High Court again overturns permission for 657 apartments in north Dublin

Judgement is latest setback for controversial development proposal

An artist’s impression of what the apartment development beside St Anne’s Park was intended to look like.

An artist’s impression of what the apartment development beside St Anne’s Park was intended to look like.

 

The High Court has overturned a fresh planning permission for a controversial development of 657 dwellings on lands near St Anne’s Park in Raheny. The proposed development has so far clocked up four decisions by An Bord Pleanála and ten sets of legal proceedings “and counting”, Mr Justice Richard Humphreys noted.

In a judgment on Friday, he quashed the board’s third permission, dated August 2020, for the proposed development on former lands of St Paul’s College, Sybil Hill Road, Raheny, by Crekav Trading GP Ltd, part of Pat Crean’s Marlet group.

In 2018, the board granted its first permission, for 536 dwellings on the site, but that was overturned by the High Court and remitted for reconsideration.

On reconsideration, the board refused permission but the High Court upheld Crekav’s challenge over that refusal and again remitted the matter.

The board then granted permission in February 2020 for a revised development. That second permission was also challenged and was overturned on consent on the basis of failure to meet requirements of the European Union’s Habitats Directive in relation to an Appropriate Assessment (AA) of the impact of the development on feeding grounds of the light-bellied Brent goose and other protected bird species in Dublin Bay.

The matter was again remitted to the board which granted permission in August 2020.

Three legal challenges were then taken over that permission.

One was by a local residents group, Clonres CLG, represented by Alan Doyle SC, and a second was by John Conway, an environmentalist from Dundalk, Co Louth, and the Louth Environment Group (LEG), represented by Stephen Dodd SC, instructed by BKC Solicitors.

Because the judge decided he would first address issues of domestic law, the third case, by environmentalist Peter Sweetman, was deferred because it raises issues of EU law.

Institutional and community use

A core issue in the challenges arose from the lands having being zoned Z15 “to protect and provide for institutional and community use” in the Dublin City Development Plan 2016-2020.

Crekav had terminated the use by local sports clubs of five pitches in late 2017 and ceased cutting the grass on those pitches in August 2018. Dublin City Council refused to permit a sixth pitch, retained by St Paul’s school, be converted to an AstroTurf pitch.

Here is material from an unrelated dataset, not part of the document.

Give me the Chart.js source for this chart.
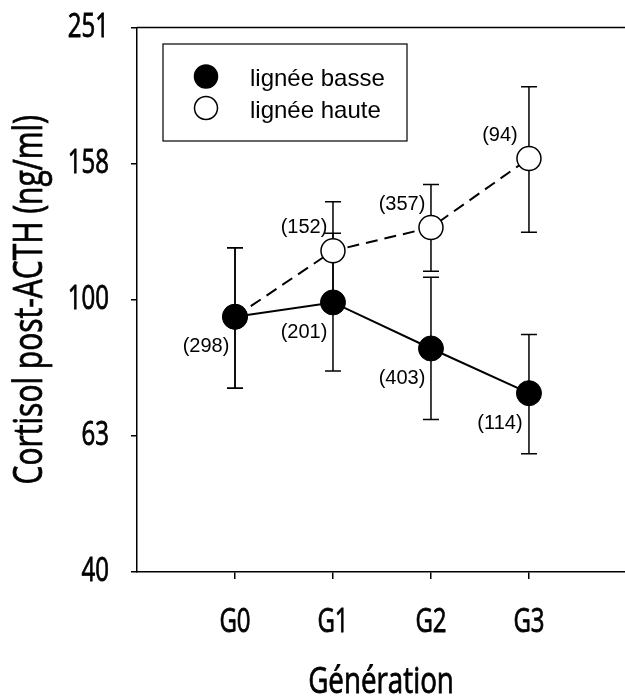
<!DOCTYPE html>
<html>
<head>
<meta charset="utf-8">
<script src="https://cdn.jsdelivr.net/npm/chart.js@4.4.1/dist/chart.umd.min.js"></script>
<style>
  html, body { margin: 0; padding: 0; background: #fff; }
  #wrap { width: 625px; height: 698px; }
</style>
</head>
<body>
<div id="wrap"><canvas id="chart"></canvas></div>
<script>
// values (geometric means, ng/ml)
const generations = ['G0', 'G1', 'G2', 'G3'];
const basseMean = [94.4, 99.1, 84.8, 72.9];
const basseLow = [74.1, 78.6, 66.7, 59.4];
const basseHigh = [119.2, 125.2, 107.9, 88.9];
const basseN = [298, 201, 403, 114];
const hauteMean = [94.4, 118.0, 127.7, 161.3];
const hauteLow = [74.1, 100.0, 110.1, 125.6];
const hauteHigh = [119.2, 139.3, 147.7, 205.6];
const hauteN = [null, 152, 357, 94];
const yTickValues = [39.81, 63.1, 100, 158.49, 251.19];
const yTickLabels = ['40', '63', '100', '158', '251'];

// no condensed face installed, so axis text is squeezed horizontally
const axisFamily = 'Open Sans';
const axisFont = "'Open Sans', 'Noto Sans', sans-serif";
const textFont = "'Liberation Sans', Arial, sans-serif";
const condense = 0.75;

const toPoints = (values) => values.map((v, i) => ({ x: i, y: v }));

const condensedText = {
    id: 'condensedText',
    beforeDraw(chart) {
        const ctx = chart.ctx;
        if (ctx._condensed) return;
        const fill = ctx.fillText;
        ctx.fillText = function (text, x, y, maxWidth) {
            if (!this.font.includes(axisFamily)) return fill.call(this, text, x, y, maxWidth);
            const mw = maxWidth === undefined ? undefined : maxWidth / condense;
            this.save();
            this.translate(x, y);
            this.scale(condense, 1);
            if (mw === undefined) fill.call(this, text, 0, 0);
            else fill.call(this, text, 0, 0, mw);
            // thicken the stems a little after the squeeze
            this.lineWidth = 0.8;
            this.strokeStyle = this.fillStyle;
            if (mw === undefined) this.strokeText(text, 0, 0);
            else this.strokeText(text, 0, 0, mw);
            this.restore();
        };
        ctx._condensed = true;
    },
};

// whiskers under the markers
const errorBars = {
    id: 'errorBars',
    beforeDatasetsDraw(chart) {
        const { ctx, scales: { x, y } } = chart;
        ctx.save();
        ctx.strokeStyle = '#000';
        ctx.lineWidth = 1.5;
        chart.data.datasets.forEach((ds) => {
            ds.errLow.forEach((lo, i) => {
                const px = x.getPixelForValue(i);
                const top = y.getPixelForValue(ds.errHigh[i]);
                const bot = y.getPixelForValue(lo);
                ctx.beginPath();
                ctx.moveTo(px, top); ctx.lineTo(px, bot);
                ctx.moveTo(px - 8, top); ctx.lineTo(px + 8, top);
                ctx.moveTo(px - 8, bot); ctx.lineTo(px + 8, bot);
                ctx.stroke();
            });
        });
        ctx.restore();
    },
};

// sample sizes next to each point
const countLabels = {
    id: 'countLabels',
    afterDatasetsDraw(chart) {
        const { ctx } = chart;
        ctx.save();
        ctx.fillStyle = '#000';
        ctx.font = '20px ' + textFont;
        ctx.textAlign = 'center';
        ctx.textBaseline = 'middle';
        chart.data.datasets.forEach((ds, di) => {
            const meta = chart.getDatasetMeta(di);
            const dy = ds.labelSide === 'above' ? -23 : 30;
            ds.counts.forEach((n, i) => {
                if (n == null) return;
                const pt = meta.data[i];
                ctx.fillText('(' + n + ')', pt.x - 29, pt.y + dy);
            });
        });
        ctx.restore();
    },
};

// top frame line + boxed legend inside the plot
const frameAndLegend = {
    id: 'frameAndLegend',
    afterDraw(chart) {
        const { ctx, chartArea } = chart;
        ctx.save();
        ctx.strokeStyle = '#000';
        ctx.lineWidth = 1.5;
        ctx.beginPath();
        ctx.moveTo(chartArea.left, chartArea.top);
        ctx.lineTo(chart.width, chartArea.top);
        ctx.stroke();

        const bx = chartArea.left + 26, by = chartArea.top + 16.5;
        ctx.lineWidth = 1.2;
        ctx.strokeRect(bx, by, 244, 97);
        ctx.font = '24px ' + textFont;
        ctx.textAlign = 'left';
        ctx.textBaseline = 'alphabetic';
        chart.data.datasets.forEach((ds, i) => {
            const cy = by + 32.5 + i * 31.5;
            ctx.beginPath();
            ctx.arc(bx + 43, cy, 11.5, 0, Math.PI * 2);
            ctx.fillStyle = ds.pointBackgroundColor;
            ctx.fill();
            ctx.lineWidth = 1.5;
            ctx.stroke();
            ctx.fillStyle = '#000';
            ctx.fillText(ds.label, bx + 87, cy + 9.5);
        });
        ctx.restore();
    },
};

new Chart(document.getElementById('chart'), {
    type: 'line',
    data: {
        datasets: [
            {
                label: 'lignée basse',
                data: toPoints(basseMean),
                errLow: basseLow,
                errHigh: basseHigh,
                counts: basseN,
                labelSide: 'below',
                borderColor: '#000',
                borderWidth: 2,
                pointRadius: 12.5,
                pointBackgroundColor: '#000',
                pointBorderColor: '#000',
                pointBorderWidth: 1,
            },
            {
                label: 'lignée haute',
                data: toPoints(hauteMean),
                errLow: hauteLow,
                errHigh: hauteHigh,
                counts: hauteN,
                labelSide: 'above',
                borderColor: '#000',
                borderWidth: 2,
                borderDash: [12, 7],
                pointRadius: 12,
                pointBackgroundColor: '#fff',
                pointBorderColor: '#000',
                pointBorderWidth: 1.5,
            },
        ],
    },
    options: {
        responsive: true,
        maintainAspectRatio: false,
        animation: false,
        layout: { autoPadding: false, padding: { top: 27.5, right: 0, bottom: 0, left: 0 } },
        plugins: { legend: { display: false }, tooltip: { enabled: false } },
        scales: {
            x: {
                type: 'linear',
                min: -1,
                max: 3.98,
                afterFit: (scale) => {
                    scale.height = 126;
                    scale.paddingLeft = 0;
                    scale.paddingRight = 0;
                },
                afterBuildTicks: (scale) => { scale.ticks = generations.map((g, i) => ({ value: i })); },
                grid: { drawOnChartArea: false, color: '#000', lineWidth: 1.5, tickLength: 7 },
                border: { color: '#000', width: 1.5 },
                ticks: {
                    color: '#000',
                    padding: 25,
                    maxRotation: 0,
                    font: { family: axisFont, size: 32 },
                    callback: (v) => generations[v],
                },
                title: {
                    display: true,
                    text: 'Génération',
                    color: '#000',
                    padding: { top: 0, bottom: 0 },
                    font: { family: axisFont, size: 37, lineHeight: 0.85 },
                },
            },
            y: {
                type: 'logarithmic',
                min: yTickValues[0],
                max: yTickValues[yTickValues.length - 1],
                afterFit: (scale) => {
                    scale.width = 137;
                    scale.paddingTop = 0;
                    scale.paddingBottom = 0;
                },
                afterBuildTicks: (scale) => { scale.ticks = yTickValues.map((v) => ({ value: v })); },
                grid: { drawOnChartArea: false, color: '#000', lineWidth: 1.5, tickLength: 6 },
                border: { color: '#000', width: 1.5 },
                ticks: {
                    color: '#000',
                    padding: 22,
                    font: { family: axisFont, size: 32 },
                    callback: (v, i) => yTickLabels[i],
                },
                title: {
                    display: true,
                    text: 'Cortisol post-ACTH (ng/ml)',
                    color: '#000',
                    padding: { top: 7, bottom: 0 },
                    font: { family: axisFont, size: 40 },
                },
            },
        },
    },
    plugins: [condensedText, errorBars, countLabels, frameAndLegend],
});
</script>
</body>
</html>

Mr Justice Humphreys said the request in the Z15 zoning is mandatory, the developer is “required to demonstrate” the criteria are met and that “certainly has not been done”.

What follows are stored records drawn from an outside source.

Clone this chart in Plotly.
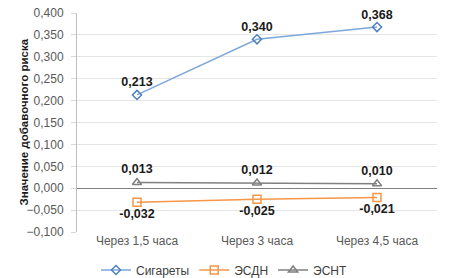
import plotly.graph_objects as go

categories = ["Через 1,5 часа", "Через 3 часа", "Через 4,5 часа"]
cig = [0.213, 0.340, 0.368]
esdn = [-0.032, -0.025, -0.021]
esnt = [0.013, 0.012, 0.010]
yticks = [-0.1, -0.05, 0, 0.05, 0.1, 0.15, 0.2, 0.25, 0.3, 0.35, 0.4]
y_title = "Значение добавочного риска"

FONT = "Liberation Sans, Arial, sans-serif"

def fmt(v):
    return "<b>" + f"{v:.3f}".replace(".", ",") + "</b>"

fig = go.Figure()
fig.add_trace(go.Scatter(
    x=categories, y=cig, name="Сигареты", mode="lines+markers+text",
    line=dict(color="#7DA7D9", width=1.5),
    marker=dict(symbol="diamond-open", size=7, color="#4F81BD", line=dict(width=1.5)),
    text=[fmt(v) for v in cig], textposition="top center",
    textfont=dict(size=12.5, color="#1a1a1a", family=FONT),
    cliponaxis=False,
))
fig.add_trace(go.Scatter(
    x=categories, y=esdn, name="ЭСДН", mode="lines+markers+text",
    line=dict(color="#F79646", width=1.5),
    marker=dict(symbol="square-open", size=8, color="#F79646", line=dict(width=1.5)),
    text=[fmt(v) for v in esdn], textposition="bottom center",
    textfont=dict(size=12.5, color="#1a1a1a", family=FONT),
    cliponaxis=False,
))
fig.add_trace(go.Scatter(
    x=categories, y=esnt, name="ЭСНТ", mode="lines+markers+text",
    line=dict(color="#808080", width=1.5),
    marker=dict(symbol="triangle-up-open", size=8, color="#808080", line=dict(width=1.5)),
    text=[fmt(v) for v in esnt], textposition="top center",
    textfont=dict(size=12.5, color="#1a1a1a", family=FONT),
    cliponaxis=False,
))

fig.add_annotation(
    text="<b>" + y_title + "</b>", textangle=-90,
    xref="paper", yref="paper", x=-54 / 360, y=0.5,
    xanchor="center", yanchor="middle", showarrow=False,
    font=dict(size=11.5, color="#1a1a1a", family=FONT),
)

fig.update_layout(
    width=449, height=278,
    margin=dict(l=77, r=12, t=13, b=46),
    paper_bgcolor="white", plot_bgcolor="white",
    separators=", ",
    font=dict(family=FONT, size=12, color="#595959"),
    showlegend=True,
    legend=dict(orientation="h", x=0.5, xref="container", xanchor="center",
                y=8 / 278, yref="container", yanchor="middle",
                itemwidth=30, tracegroupgap=0,
                font=dict(size=12, color="#404040")),
    xaxis=dict(range=[-0.5, 2.5], showgrid=False, showline=False, ticks="", zeroline=False,
               automargin=False, tickfont=dict(size=12, color="#595959")),
    yaxis=dict(range=[-0.1, 0.4], tickvals=yticks, tickformat=".3f",
               showgrid=True, gridcolor="#E6E6E6", gridwidth=1,
               zeroline=True, zerolinecolor="#808080", zerolinewidth=1,
               showline=True, linecolor="#BFBFBF", linewidth=1,
               ticks="outside", ticklen=5, tickcolor="#D9D9D9",
               ticklabelstandoff=5, automargin=False,
               tickfont=dict(size=12, color="#595959")),
)

fig.write_html("out.html", config={"displayModeBar": False},
               post_script="document.body.style.margin='0';document.body.style.overflow='hidden';")
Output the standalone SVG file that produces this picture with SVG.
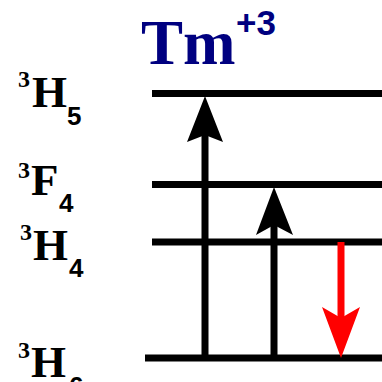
<svg xmlns="http://www.w3.org/2000/svg" width="382" height="382" viewBox="0 0 382 382">
<style>
.lvl{stroke:#000;stroke-width:7;fill:none}
.stem{stroke-width:7;fill:none}
.lbl{font-family:"Liberation Serif","Times New Roman",serif;font-weight:bold;fill:#000}
.sub{font-family:"Liberation Sans",Arial,sans-serif;font-weight:bold;fill:#000}
</style>
<rect width="382" height="382" fill="#fff"/>
<g id="title">
<text x="141" y="64" font-family="Liberation Serif,Times New Roman,serif" font-weight="bold" font-size="63" fill="#000080">Tm</text>
<text x="236" y="35" font-family="Liberation Sans,Arial,sans-serif" font-weight="bold" font-size="35" fill="#000080">+3</text>
</g>
<g id="level-3H5">
<line class="lvl" x1="152" y1="93.5" x2="382" y2="93.5"/>
<text class="lbl" x="18" y="87" font-size="24">3</text>
<text class="lbl" x="32" y="107" font-size="45">H</text>
<text class="sub" x="67" y="125" font-size="26">5</text>
</g>
<g id="level-3F4">
<line class="lvl" x1="152" y1="184.5" x2="382" y2="184.5"/>
<text class="lbl" x="18" y="178" font-size="24">3</text>
<text class="lbl" x="31" y="195" font-size="45">F</text>
<text class="sub" x="59" y="212" font-size="26">4</text>
</g>
<g id="level-3H4">
<line class="lvl" x1="152" y1="242" x2="382" y2="242"/>
<text class="lbl" x="20" y="240" font-size="24">3</text>
<text class="lbl" x="33" y="260" font-size="45">H</text>
<text class="sub" x="69" y="277" font-size="26">4</text>
</g>
<g id="level-3H6">
<line class="lvl" x1="145" y1="358" x2="382" y2="358" stroke-width="8"/>
<text class="lbl" x="18" y="358" font-size="24">3</text>
<text class="lbl" x="31" y="377" font-size="45">H</text>
<text class="sub" x="69" y="395" font-size="26">6</text>
</g>
<g id="connectors">
<line class="stem" stroke="#000" x1="205" y1="358" x2="205" y2="134"/>
<path d="M205,96 L223,142 L205,135 L187,142 Z" fill="#000"/>
<line class="stem" stroke="#000" x1="274" y1="358" x2="274" y2="224"/>
<path d="M274,187 L293,235 L274,225 L256,235 Z" fill="#000"/>
<line class="stem" stroke="#ff0000" x1="341" y1="242" x2="341" y2="320"/>
<path d="M341,358 L360,307 L341,318 L322,307 Z" fill="#ff0000"/>
</g>
</svg>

The board’s inspector, and the board, erred in how they approached this matter and the inspector’s analysis was fundamentally flawed, he held.

The inspector took into account an irrelevant consideration, that the lands had been sold by the Vincentian Fathers religious order to Crekav, in deciding the lands “are no longer available for community use”.

A change in ownership does not in itself alter the interest to be protected by the zoning, the judge said. The change of ownership had already occurred when the development plan was adopted and the planning map identified the site as including a sports ground, notwithstanding the ownership change had already occurred.

The inspector also erred in her lack of regard to possible forward looking community use of the green space and by assuming the word “use” in the development plan means the de facto existing use on the ground, he held.

Existing use should be interpreted as a previously established use until a planning permission for a new use is granted, he said.

Birds’ flight lines

He also found the board was required to consider evidence concerning the impact of the height of the development on birds’ flight lines before deciding whether to allow a material contravention of building height guidelines.

On that basis, he found the board’s conclusion allowing material contravention regarding building heights was invalid.

He further held there was no material on foot of which the board could have held the proposed development to be of strategic or national importance. It was simply “one of many high density housing developments”.

The board further erred in relying on a provision which requires local authorities to vary their development plans to give effect to ministerial policy, he found.

On foot of his findings, he said the appropriate order was to quash the permission. As he had decided the cases on domestic law, the EU law issues do not arise, he added. Final orders will be made later.